------ DATA EXCERPT ------

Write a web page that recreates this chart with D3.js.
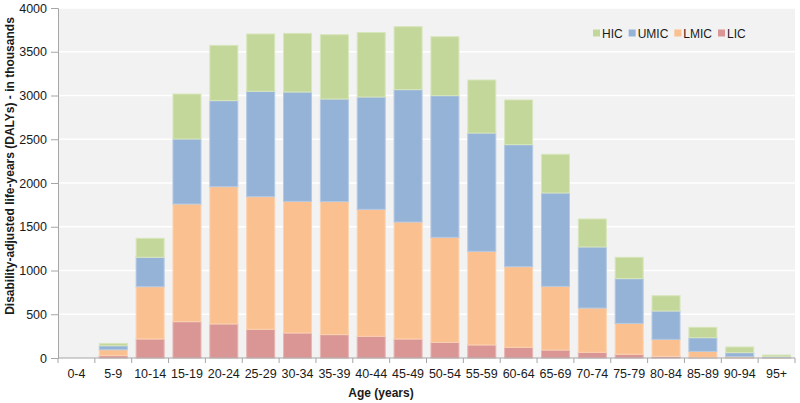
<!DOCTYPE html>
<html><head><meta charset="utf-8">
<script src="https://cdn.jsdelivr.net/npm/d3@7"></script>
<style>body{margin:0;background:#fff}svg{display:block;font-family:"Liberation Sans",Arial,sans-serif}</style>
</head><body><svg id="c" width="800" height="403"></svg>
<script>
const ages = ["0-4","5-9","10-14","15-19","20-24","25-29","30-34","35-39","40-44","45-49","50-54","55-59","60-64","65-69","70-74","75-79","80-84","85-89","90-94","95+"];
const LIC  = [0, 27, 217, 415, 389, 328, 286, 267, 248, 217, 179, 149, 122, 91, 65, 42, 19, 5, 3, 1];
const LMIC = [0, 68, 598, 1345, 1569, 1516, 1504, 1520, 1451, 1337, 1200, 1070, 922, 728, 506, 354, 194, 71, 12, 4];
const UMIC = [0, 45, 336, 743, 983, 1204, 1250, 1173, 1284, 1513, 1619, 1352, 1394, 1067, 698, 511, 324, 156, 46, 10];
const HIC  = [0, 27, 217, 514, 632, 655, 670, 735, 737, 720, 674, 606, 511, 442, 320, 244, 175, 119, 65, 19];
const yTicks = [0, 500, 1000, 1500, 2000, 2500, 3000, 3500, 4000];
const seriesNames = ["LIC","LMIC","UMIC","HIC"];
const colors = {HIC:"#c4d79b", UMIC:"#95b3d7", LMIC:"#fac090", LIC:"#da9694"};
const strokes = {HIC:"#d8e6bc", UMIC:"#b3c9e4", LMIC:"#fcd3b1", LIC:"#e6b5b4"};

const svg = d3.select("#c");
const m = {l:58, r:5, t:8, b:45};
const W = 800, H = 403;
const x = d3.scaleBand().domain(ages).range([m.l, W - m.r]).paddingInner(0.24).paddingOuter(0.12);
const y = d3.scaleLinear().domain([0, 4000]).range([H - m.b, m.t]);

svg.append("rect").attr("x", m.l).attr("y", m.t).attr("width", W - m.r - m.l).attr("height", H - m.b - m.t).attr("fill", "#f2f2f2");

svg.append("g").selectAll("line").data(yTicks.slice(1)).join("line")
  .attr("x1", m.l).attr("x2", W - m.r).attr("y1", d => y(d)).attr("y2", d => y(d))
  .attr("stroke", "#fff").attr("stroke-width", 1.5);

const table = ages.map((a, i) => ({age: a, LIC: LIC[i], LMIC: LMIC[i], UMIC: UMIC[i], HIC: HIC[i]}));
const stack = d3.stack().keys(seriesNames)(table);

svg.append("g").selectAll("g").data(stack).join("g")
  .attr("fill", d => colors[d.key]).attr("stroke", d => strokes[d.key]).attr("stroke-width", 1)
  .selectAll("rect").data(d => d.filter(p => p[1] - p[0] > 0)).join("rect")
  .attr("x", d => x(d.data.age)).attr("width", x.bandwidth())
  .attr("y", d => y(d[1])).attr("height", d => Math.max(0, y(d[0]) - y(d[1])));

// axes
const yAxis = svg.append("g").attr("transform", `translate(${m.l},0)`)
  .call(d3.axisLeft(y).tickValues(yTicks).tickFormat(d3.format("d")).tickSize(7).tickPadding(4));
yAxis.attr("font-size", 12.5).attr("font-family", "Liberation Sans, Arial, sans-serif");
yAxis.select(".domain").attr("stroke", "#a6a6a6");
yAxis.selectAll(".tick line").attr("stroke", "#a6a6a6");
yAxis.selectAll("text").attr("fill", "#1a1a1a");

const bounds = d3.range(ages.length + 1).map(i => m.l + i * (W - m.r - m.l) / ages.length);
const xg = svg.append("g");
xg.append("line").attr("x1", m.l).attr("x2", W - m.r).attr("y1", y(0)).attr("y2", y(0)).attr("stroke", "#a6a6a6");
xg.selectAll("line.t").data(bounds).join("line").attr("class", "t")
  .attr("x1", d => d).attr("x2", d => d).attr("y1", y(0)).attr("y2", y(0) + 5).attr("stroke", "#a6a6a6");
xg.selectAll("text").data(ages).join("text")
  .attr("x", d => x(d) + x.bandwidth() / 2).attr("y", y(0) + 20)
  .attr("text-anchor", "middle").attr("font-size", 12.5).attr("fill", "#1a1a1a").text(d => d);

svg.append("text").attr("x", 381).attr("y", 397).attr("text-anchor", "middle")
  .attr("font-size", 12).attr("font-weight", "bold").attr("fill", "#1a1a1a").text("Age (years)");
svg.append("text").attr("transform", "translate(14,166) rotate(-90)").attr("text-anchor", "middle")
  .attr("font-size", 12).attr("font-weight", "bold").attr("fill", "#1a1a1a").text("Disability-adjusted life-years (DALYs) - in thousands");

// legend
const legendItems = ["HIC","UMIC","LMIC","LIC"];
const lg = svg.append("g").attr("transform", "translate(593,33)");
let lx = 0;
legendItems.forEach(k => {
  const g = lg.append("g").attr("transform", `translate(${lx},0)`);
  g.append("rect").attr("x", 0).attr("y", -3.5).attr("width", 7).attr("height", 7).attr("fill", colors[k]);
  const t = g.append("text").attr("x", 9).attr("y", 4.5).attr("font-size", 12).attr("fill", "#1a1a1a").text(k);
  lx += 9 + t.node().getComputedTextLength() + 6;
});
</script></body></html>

------

STATED TASK >>
Leaving the pictures aside, transcribe the entire listing exactly.

EXERCISE OUTPUT >>
Write a web page that recreates this chart with D3.js.
<!DOCTYPE html>
<html><head><meta charset="utf-8">
<script src="https://cdn.jsdelivr.net/npm/d3@7"></script>
<style>body{margin:0;background:#fff}svg{display:block;font-family:"Liberation Sans",Arial,sans-serif}</style>
</head><body><svg id="c" width="800" height="403"></svg>
<script>
const ages = ["0-4","5-9","10-14","15-19","20-24","25-29","30-34","35-39","40-44","45-49","50-54","55-59","60-64","65-69","70-74","75-79","80-84","85-89","90-94","95+"];
const LIC  = [0, 27, 217, 415, 389, 328, 286, 267, 248, 217, 179, 149, 122, 91, 65, 42, 19, 5, 3, 1];
const LMIC = [0, 68, 598, 1345, 1569, 1516, 1504, 1520, 1451, 1337, 1200, 1070, 922, 728, 506, 354, 194, 71, 12, 4];
const UMIC = [0, 45, 336, 743, 983, 1204, 1250, 1173, 1284, 1513, 1619, 1352, 1394, 1067, 698, 511, 324, 156, 46, 10];
const HIC  = [0, 27, 217, 514, 632, 655, 670, 735, 737, 720, 674, 606, 511, 442, 320, 244, 175, 119, 65, 19];
const yTicks = [0, 500, 1000, 1500, 2000, 2500, 3000, 3500, 4000];
const seriesNames = ["LIC","LMIC","UMIC","HIC"];
const colors = {HIC:"#c4d79b", UMIC:"#95b3d7", LMIC:"#fac090", LIC:"#da9694"};
const strokes = {HIC:"#d8e6bc", UMIC:"#b3c9e4", LMIC:"#fcd3b1", LIC:"#e6b5b4"};

const svg = d3.select("#c");
const m = {l:58, r:5, t:8, b:45};
const W = 800, H = 403;
const x = d3.scaleBand().domain(ages).range([m.l, W - m.r]).paddingInner(0.24).paddingOuter(0.12);
const y = d3.scaleLinear().domain([0, 4000]).range([H - m.b, m.t]);

svg.append("rect").attr("x", m.l).attr("y", m.t).attr("width", W - m.r - m.l).attr("height", H - m.b - m.t).attr("fill", "#f2f2f2");

svg.append("g").selectAll("line").data(yTicks.slice(1)).join("line")
  .attr("x1", m.l).attr("x2", W - m.r).attr("y1", d => y(d)).attr("y2", d => y(d))
  .attr("stroke", "#fff").attr("stroke-width", 1.5);

const table = ages.map((a, i) => ({age: a, LIC: LIC[i], LMIC: LMIC[i], UMIC: UMIC[i], HIC: HIC[i]}));
const stack = d3.stack().keys(seriesNames)(table);

svg.append("g").selectAll("g").data(stack).join("g")
  .attr("fill", d => colors[d.key]).attr("stroke", d => strokes[d.key]).attr("stroke-width", 1)
  .selectAll("rect").data(d => d.filter(p => p[1] - p[0] > 0)).join("rect")
  .attr("x", d => x(d.data.age)).attr("width", x.bandwidth())
  .attr("y", d => y(d[1])).attr("height", d => Math.max(0, y(d[0]) - y(d[1])));

// axes
const yAxis = svg.append("g").attr("transform", `translate(${m.l},0)`)
  .call(d3.axisLeft(y).tickValues(yTicks).tickFormat(d3.format("d")).tickSize(7).tickPadding(4));
yAxis.attr("font-size", 12.5).attr("font-family", "Liberation Sans, Arial, sans-serif");
yAxis.select(".domain").attr("stroke", "#a6a6a6");
yAxis.selectAll(".tick line").attr("stroke", "#a6a6a6");
yAxis.selectAll("text").attr("fill", "#1a1a1a");

const bounds = d3.range(ages.length + 1).map(i => m.l + i * (W - m.r - m.l) / ages.length);
const xg = svg.append("g");
xg.append("line").attr("x1", m.l).attr("x2", W - m.r).attr("y1", y(0)).attr("y2", y(0)).attr("stroke", "#a6a6a6");
xg.selectAll("line.t").data(bounds).join("line").attr("class", "t")
  .attr("x1", d => d).attr("x2", d => d).attr("y1", y(0)).attr("y2", y(0) + 5).attr("stroke", "#a6a6a6");
xg.selectAll("text").data(ages).join("text")
  .attr("x", d => x(d) + x.bandwidth() / 2).attr("y", y(0) + 20)
  .attr("text-anchor", "middle").attr("font-size", 12.5).attr("fill", "#1a1a1a").text(d => d);

svg.append("text").attr("x", 381).attr("y", 397).attr("text-anchor", "middle")
  .attr("font-size", 12).attr("font-weight", "bold").attr("fill", "#1a1a1a").text("Age (years)");
svg.append("text").attr("transform", "translate(14,166) rotate(-90)").attr("text-anchor", "middle")
  .attr("font-size", 12).attr("font-weight", "bold").attr("fill", "#1a1a1a").text("Disability-adjusted life-years (DALYs) - in thousands");

// legend
const legendItems = ["HIC","UMIC","LMIC","LIC"];
const lg = svg.append("g").attr("transform", "translate(593,33)");
let lx = 0;
legendItems.forEach(k => {
  const g = lg.append("g").attr("transform", `translate(${lx},0)`);
  g.append("rect").attr("x", 0).attr("y", -3.5).attr("width", 7).attr("height", 7).attr("fill", colors[k]);
  const t = g.append("text").attr("x", 9).attr("y", 4.5).attr("font-size", 12).attr("fill", "#1a1a1a").text(k);
  lx += 9 + t.node().getComputedTextLength() + 6;
});
</script></body></html>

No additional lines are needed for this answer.